Em vinte longos minutos desde que Jason saiu, os dois garotos atravessaram a fenda na rocha, já sendo alertado sobre o abismo pelo grandalhão. Encontraram Walter e Barbara já se preparando para seguirem pelo caminho indicado por Jason. Os cinco andavam bem lentamente, equilibrando o peso das mochilas contra o penhasco por trás deles, sendo algumas vezes puxados para o vazio e retornando novamente ao chão firme por conta da corda transpassada na cintura envolvendo a todos, colocada pelo chefe como uma forma de segurança do grupo.
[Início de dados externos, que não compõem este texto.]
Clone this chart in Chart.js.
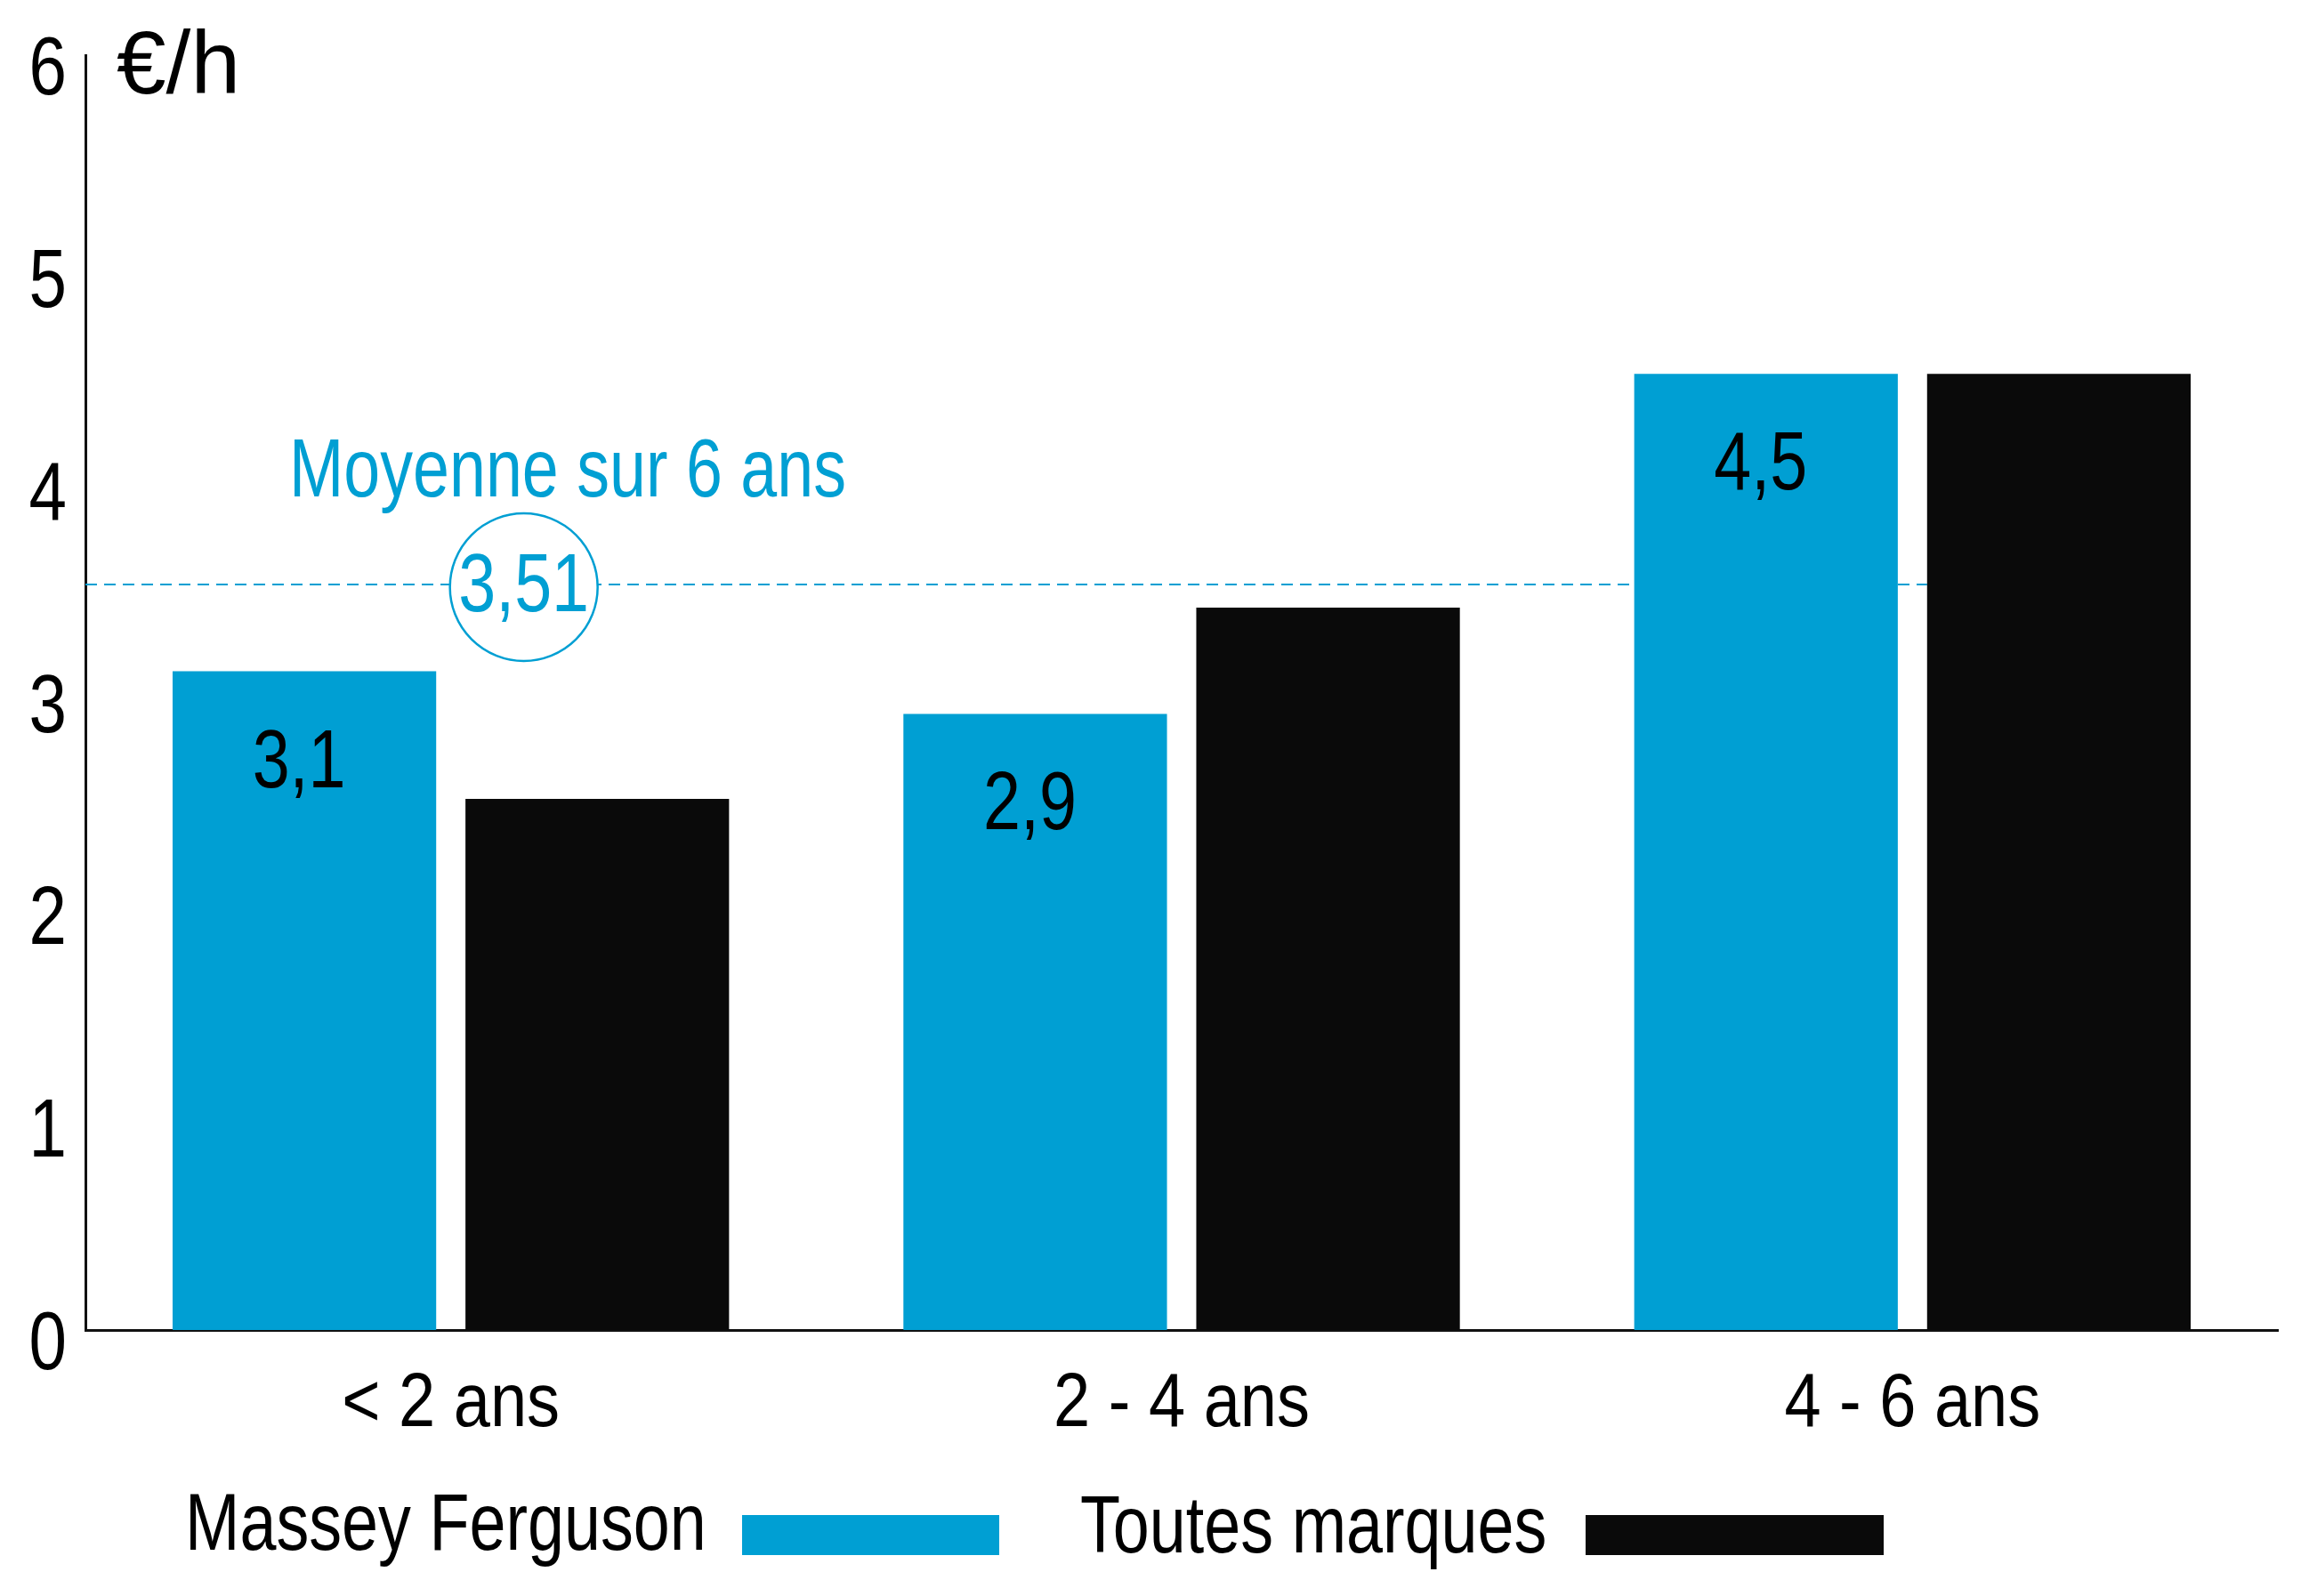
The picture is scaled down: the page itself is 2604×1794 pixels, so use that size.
<!DOCTYPE html>
<html>
<head>
<meta charset="utf-8">
<title>Coût €/h</title>
<script src="https://cdn.jsdelivr.net/npm/chart.js@4.4.1/dist/chart.umd.min.js"></script>
<style>
  html, body { margin: 0; padding: 0; background: #fff; }
</style>
</head>
<body>
<canvas id="chart" width="2604" height="1794"></canvas>
<script>
// Data
const categories = ['< 2 ans', '2 - 4 ans', '4 - 6 ans'];
const seriesNames = ['Massey Ferguson', 'Toutes marques'];
const masseyFerguson = [3.1, 2.9, 4.5];
const toutesMarques = [2.5, 3.4, 4.5];
const yTicks = [0, 1, 2, 3, 4, 5, 6];
const moyenne = 3.51;
const moyenneLabel = 'Moyenne sur 6 ans';
const unitLabel = '€/h';

const BLUE = '#009fd3';
const BLACK = '#0a0a0a';
const FONT = "'Liberation Sans', Arial, sans-serif";

const fmt = v => String(v).replace('.', ',');

// condensed text: Liberation Sans squeezed horizontally (no narrow font installed)
function narrowText(ctx, text, x, y, size, align, color, squeeze) {
  const k = squeeze || 0.82;
  ctx.save();
  ctx.font = size + 'px ' + FONT;
  ctx.textBaseline = 'alphabetic';
  ctx.textAlign = 'left';
  const w = ctx.measureText(text).width * k;
  let left = x;
  if (align === 'center') left = x - w / 2;
  if (align === 'right') left = x - w;
  ctx.translate(left, y);
  ctx.scale(k, 1);
  ctx.fillStyle = color;
  ctx.fillText(text, 0, 0);
  ctx.restore();
}

// dashed average line + circled value, behind the bars
const averagePlugin = {
  id: 'average',
  beforeDatasetsDraw(chart) {
    const ctx = chart.ctx;
    const y = Math.round(chart.scales.y.getPixelForValue(moyenne));
    const last = chart.getDatasetMeta(1).data[2];
    const x0 = chart.chartArea.left;
    const x1 = last.x - last.width / 2;
    const cx = chart.scales.x.getPixelForValue(0) + 82;
    ctx.save();
    ctx.strokeStyle = BLUE;
    ctx.lineWidth = 2;
    ctx.setLineDash([13, 8]);
    ctx.beginPath();
    ctx.moveTo(x0, y);
    ctx.lineTo(x1, y);
    ctx.stroke();
    ctx.setLineDash([]);
    ctx.lineWidth = 2.5;
    ctx.beginPath();
    ctx.arc(cx, y + 3, 83, 0, Math.PI * 2);
    ctx.fillStyle = '#fff';
    ctx.fill();
    ctx.stroke();
    ctx.restore();
    narrowText(ctx, fmt(moyenne), cx, y + 30, 92, 'center', BLUE);
    narrowText(ctx, moyenneLabel, 325, 558, 92, 'left', BLUE, 0.8);
  }
};

// values inside the blue bars
const valuePlugin = {
  id: 'values',
  afterDatasetsDraw(chart) {
    chart.getDatasetMeta(0).data.forEach((bar, i) => {
      narrowText(chart.ctx, fmt(masseyFerguson[i]), bar.x - 6, bar.y + 130, 92, 'center', '#000');
    });
  }
};

// axis tick labels, unit title and legend (text first, then swatch)
const textPlugin = {
  id: 'texts',
  afterDraw(chart) {
    const ctx = chart.ctx;
    const xs = chart.scales.x, ys = chart.scales.y;

    ys.ticks.forEach(t => {
      narrowText(ctx, String(t.value), 75, ys.getPixelForValue(t.value) + 44, 93, 'right', '#000');
    });
    xs.ticks.forEach((t, i) => {
      narrowText(ctx, categories[i], xs.getPixelForTick(i), 1603, 86, 'center', '#000', 0.86);
    });

    ctx.save();
    ctx.fillStyle = '#000';
    ctx.font = '100px ' + FONT;
    ctx.textBaseline = 'alphabetic';
    ctx.fillText(unitLabel, 131, 105);
    ctx.restore();

    const items = [
      { textX: 208, baseY: 1742, boxX: 834, boxW: 289 },
      { textX: 1214, baseY: 1745, boxX: 1782, boxW: 335 }
    ];
    chart.data.datasets.forEach((ds, i) => {
      const it = items[i];
      narrowText(ctx, ds.label, it.textX, it.baseY, 91, 'left', '#000', 0.81);
      ctx.fillStyle = ds.backgroundColor;
      ctx.fillRect(it.boxX, 1703, it.boxW, 45);
    });
  }
};

new Chart(document.getElementById('chart'), {
  type: 'bar',
  data: {
    labels: categories,
    datasets: [
      { label: seriesNames[0], data: masseyFerguson, backgroundColor: BLUE },
      { label: seriesNames[1], data: toutesMarques, backgroundColor: BLACK }
    ]
  },
  options: {
    responsive: false,
    animation: false,
    layout: { padding: { top: 62, right: 44, bottom: 150, left: 0 } },
    categoryPercentage: 0.8015,
    barPercentage: 0.9,
    plugins: {
      legend: { display: false },
      tooltip: { enabled: false }
    },
    scales: {
      x: {
        grid: { display: false, drawTicks: false },
        border: { display: true, color: '#111', width: 3 },
        ticks: { display: false },
        afterFit(scale) {
          scale.height = 149;
          scale.paddingLeft = 0; scale.paddingRight = 0;
        }
      },
      y: {
        min: 0,
        max: 6,
        afterBuildTicks(scale) { scale.ticks = yTicks.map(v => ({ value: v })); },
        grid: { display: false, drawTicks: false },
        border: { display: true, color: '#111', width: 3 },
        ticks: { display: false },
        afterFit(scale) {
          scale.width = 96;
          scale.paddingTop = 0; scale.paddingBottom = 0;
        }
      }
    }
  },
  plugins: [averagePlugin, valuePlugin, textPlugin]
});
</script>
</body>
</html>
Andaram mais alguns bons minutos, tendo que parar em muitos pontos do caminho onde só conseguiam passar uma perna por vez, devido ao curto espaço para caminharem. Chegaram até o outro ponto da trilha e se juntaram para retirarem a corda que os uniam e guardar na mochila em que Jason carregava.
Barbara, que estava à frente do grupo e cada vez mais ansiosa para encontrar Frank com vida, atravessou o canto que dava acesso ao outro ambiente daquele lugar sinistro. Percebeu um grande salão, onde mais pra frente ouvia-se algum tipo de briga, ou coisa parecida, se dando conta que havia mais daqueles seres à frente, só não tinha percebido que eram tantos.
O pessoal foi chegando e se amontoando ao lado de Barbara, que se escondia para observar os acontecimentos. Luiz viu alguns de seus amigos sendo espancados e Jason o segurou para não sair correndo em direção a eles. Precisavam antes bolar um plano, pois estavam em desvantagem em relação ao grande número de criaturas armadas. Era certeza de que eles deviam ter aprisionado Frank e precisavam pensar no que iriam fazer para resgatá-lo assim como os outros.
Ao virar-se para elaborar uma estratégia, Emmy reparou que embaixo de uma rocha bem próxima de onde estavam, havia duas pernas humanas à mostra. As pedras estavam posicionadas de modo que alguém poderia se esconder sem problemas de desmoronamento. A garota cutucou Barbara que estava ao seu lado, apontando para o rapaz que repousava sonolento em sua pequena e exclusiva gruta. Barbara quase soltou um grito ao perceber que era Frank, chamando Walter e Jason para retirá-lo daquele esconderijo.
O rapaz estava desacordado, como se alguém o tivesse atingido e o escondido para ninguém achá-lo. O chefe chamorro deu alguns tapas no rosto do menino, mas esse não tinha reação alguma. Confirmou que ele respirava normalmente e estava como se dormisse profundamente. Não sabiam o que fazer, precisavam salvar os garotos, mas, por outro lado, não podiam deixar Frank sozinho.
Ouviu-se então um grito muito alto vindo alguns metros à frente. Todos olharam em direção ao berro e constataram ser de um dos meninos, que havia levado uma baita chicotada por não estar fazendo seu trabalho direito. O grito foi tão forte e alto que fez com que Frank acordasse. Olhou para os lados e viu seus amigos todos próximos a ele, olhando através da mureta de pedras. Chamou por Barbara, mas sua voz não saía, pois estava um pouco fraco e zonzo. Mexeu sua perna de modo a tocar levemente a da garota, que se virou surpresa para encontrar seu amigo salvo e com vida.
- O que aconteceu? - perguntou Frank.
- Isso é o que queríamos que você nos dissesse. Te encontramos desacordado escondido debaixo daquelas pedras - respondeu Barbara apontando para o local onde encontraram o rapaz.
- Eu não me lembro de muita coisa. A não ser que eu persegui um vulto negro entrando nesse lugar. O segui e me dei de cara com o esconderijo desses monstros, que escravizam os amigos do Luiz e estão os maltratando. Depois disso não me lembro mais.
- E esse vulto? Você chegou a ver quem era? - se intrigou Barbara.
- Não, estou começando a achar que nem humano era.
- Ah, era sim. Jason confirmou que havia algum humano, de estatura média, que tinha caminhado junto a você. Suas pegadas e as dele se confundiam durante o trajeto - rebateu Barbara.
- E quem será que era? - perguntou Frank. - Meu pai?
- Vamos saber assim que acabarmos com esses monstros! - disse Jason preocupado em bolar um plano para atacarem aqueles seres horripilantes.